Lautenberg faced a primary challenge from Cory Booker, with early polls giving the Newark mayor a substantial lead. Booker has gained a national reputation as the child of a black middle-class family who grew up in the suburbs, went to Ivy League schools and then decided to live and run for office in a troubled city.
While Lautenberg's staff reacted to Booker's candidacy by calling him "disrespectful" and the senator said Booker needed "a spanking," Booker praised Lautenberg on Thursday.
"Sen. Frank Lautenberg has been a champion for the people of New Jersey for decades and his legacy of service will improve the lives of all Americans for years to come," Booker said in a statement.
In the Senate, Lautenberg has supported Amtrak and pushed for laws limiting smoking.

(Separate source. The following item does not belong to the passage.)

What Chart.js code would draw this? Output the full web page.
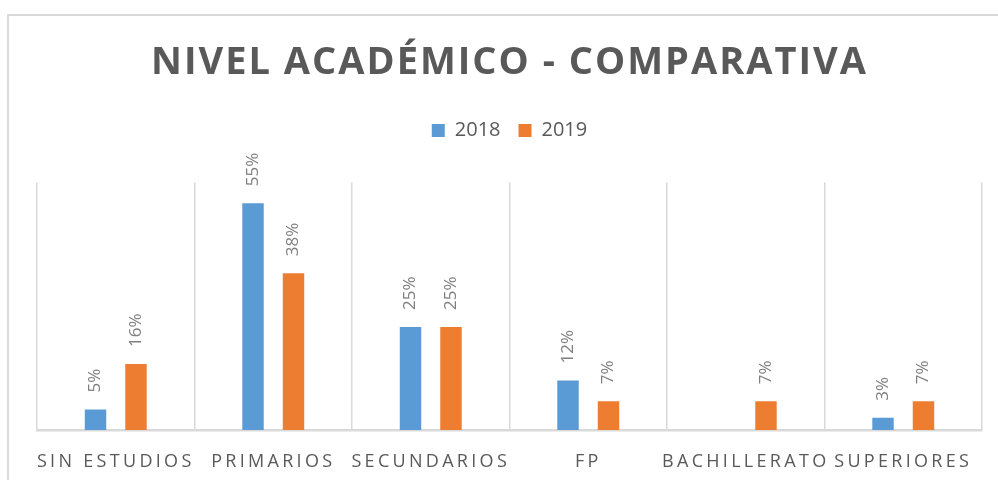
<!DOCTYPE html>
<html>
<head>
<meta charset="utf-8">
<script src="https://cdn.jsdelivr.net/npm/chart.js@4/dist/chart.umd.min.js"></script>
<style>
  html, body { margin: 0; padding: 0; background: #fff; overflow: hidden; }
  #marco { position: absolute; left: 7px; top: 14px; width: 1100px; height: 600px; border: 2px solid #d9d9d9; }
  #contenedor { position: absolute; left: 0; top: 0; width: 998px; height: 480px; }
</style>
</head>
<body>
<div id="marco"></div>
<div id="contenedor"><canvas id="grafico"></canvas></div>
<script>
// Datos del gráfico
const categorias = ['SIN ESTUDIOS', 'PRIMARIOS', 'SECUNDARIOS', 'FP', 'BACHILLERATO', 'SUPERIORES']
const valores2018 = [5, 55, 25, 12, 0, 3]
const valores2019 = [16, 38, 25, 7, 7, 7]
const series = ['2018', '2019']

const gris = '#595959'

// Espaciado de letras en título y etiquetas del eje.
function espaciar(obj, fn, sp) {
  if (!obj || obj['_esp_' + fn]) return
  const original = obj[fn]
  obj[fn] = function (...args) {
    const ctx = this.ctx
    ctx.save()
    ctx.letterSpacing = sp
    original.apply(this, args)
    ctx.restore()
  }
  obj['_esp_' + fn] = true
}

const espaciadoPlugin = {
  id: 'espaciado',
  beforeInit(chart) {
    const fitOriginal = chart.legend.fit
    chart.legend.fit = function () {
      fitOriginal.bind(chart.legend)()
      this.height += 32
    }
  },
  beforeDraw(chart) {
    espaciar(chart.scales.x, 'drawLabels', '3.3px')
    espaciar(chart.titleBlock, 'draw', '2px')
  }
}

// Etiquetas de datos giradas.
const etiquetasPlugin = {
  id: 'etiquetas',
  afterDatasetsDraw(chart) {
    const ctx = chart.ctx
    chart.data.datasets.forEach((ds, i) => {
      chart.getDatasetMeta(i).data.forEach((barra, j) => {
        const v = ds.data[j]
        if (!v) return
        ctx.save()
        ctx.translate(barra.x, barra.y - 17)
        ctx.rotate(-Math.PI / 2)
        ctx.font = '17px "Open Sans"'
        ctx.fillStyle = '#7f7f7f'
        ctx.textAlign = 'left'
        ctx.textBaseline = 'middle'
        ctx.fillText(v + '%', 0, 0)
        ctx.restore()
      })
    })
  }
}

new Chart(document.getElementById('grafico'), {
  type: 'bar',
  data: {
    labels: categorias,
    datasets: [{
      label: series[0],
      data: valores2018,
      backgroundColor: '#5b9bd5',
      categoryPercentage: 0.514,
      barPercentage: 0.53
    }, {
      label: series[1],
      data: valores2019,
      backgroundColor: '#ed7d31',
      categoryPercentage: 0.514,
      barPercentage: 0.53
    }]
  },
  options: {
    responsive: true,
    maintainAspectRatio: false,
    animation: false,
    layout: { padding: { left: 37, right: 16, top: 0, bottom: 7 } },
    plugins: {
      title: {
        display: true,
        text: 'NIVEL ACADÉMICO - COMPARATIVA',
        color: gris,
        font: { family: 'Open Sans', size: 38, weight: 'bold' },
        padding: { top: 40, bottom: 17 }
      },
      legend: {
        labels: {
          color: gris,
          font: { family: 'Open Sans', size: 20 },
          boxWidth: 13,
          boxHeight: 13,
          padding: 18
        }
      },
      tooltip: { enabled: false }
    },
    scales: {
      x: {
        grid: { color: '#d9d9d9', lineWidth: 1.5, drawTicks: false },
        border: { color: '#d9d9d9', width: 2.5 },
        ticks: {
          color: gris,
          font: { family: 'Open Sans', size: 18 },
          padding: 21,
          autoSkip: false,
          maxRotation: 0
        },
        afterFit(scale) {
          scale.height = 43
        }
      },
      y: {
        display: false,
        min: 0,
        max: 60
      }
    }
  },
  plugins: [espaciadoPlugin, etiquetasPlugin]
})
</script>
</body>
</html>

Born in Paterson, the son of a textile worker, Lautenberg served in the Army and then went to Columbia University on the G.I. Bill. He built a successful computer payroll business, Automatic Data Processing.
Lautenberg ran for the Senate against Rep. Millicent Fenwick, R-N.J., in 1982. He won with 51.5 percent of the vote. Ironically, the 72-year-old Fenwick's age became a campaign issue.
In 2000, Lautenberg retired, at least partly because of problems with his colleague, Sen. Robert Torricelli, D-N.J. When Torricellli dropped out of his race for a second term in 2002 because of a campaign-financing scandal, Lautenberg stepped in five weeks before the election and won.